After her short career at MI5, Bingham became a full-time writer. She published a book called Coronet Among the Weeds in 1963 (hence the subtitle of this book): she is the daughter of an Irish baron, Lord Clanmorris, and the book told the story of her debutante days, living in Mayfair.





As it happens I read Coronet Among the Weeds some years later: it was serialized in the revered Jackie magazine, probably about 1970, but updated in various ways – ‘beatniks’ in the original became ‘hippies’ for the new generation. I was fascinated by the serial, and managed to find a secondhand copy of the book. I think perhaps my own obsession with debutantes may have originated with this. She went on to write TV series (including episodes of Upstairs Downstairs) and romance novels, often with her husband Terence Brady. She has produced an impressive list of work.

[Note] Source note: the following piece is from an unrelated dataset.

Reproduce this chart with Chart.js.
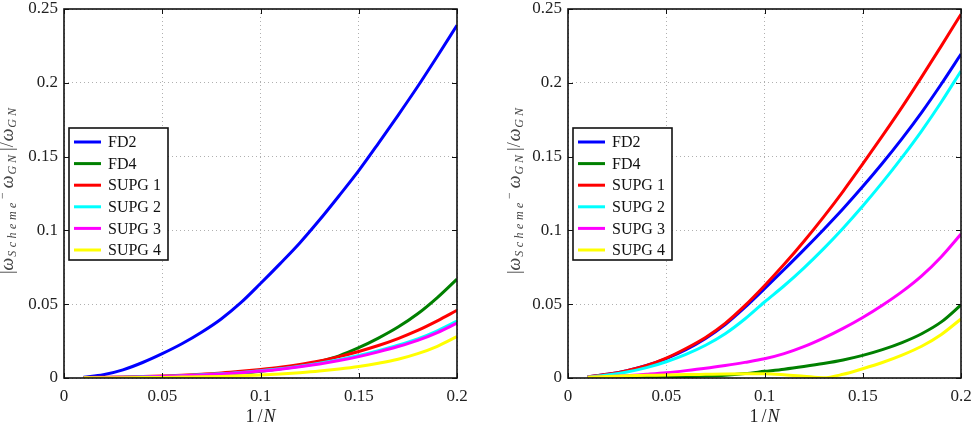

Her father the spy, the man in the excerpt above, has also appeared on the blog. Under his non-title name of John Bingham, he wrote dark and impressive crime novels in his spare time, and My Name is Michael Sibley appeared here. And I also discussed the fact that John le Carre says that if anyone was the role model for George Smiley, then it was John Bingham. Le Carre wrote an introduction for the Michael Sibley book, which I described as being worth the cost of the book on its own:

Le Carre says that Bingham – apparently a very senior old-school spymaster – was a man of great humanity, honour and trustworthiness, with ‘gentle old-fashioned zeal.’ He makes it clear that he doesn’t think Bingham really understood everything that was going on during the Cold War – he was ‘clinging to standards long abandoned by the world around him.’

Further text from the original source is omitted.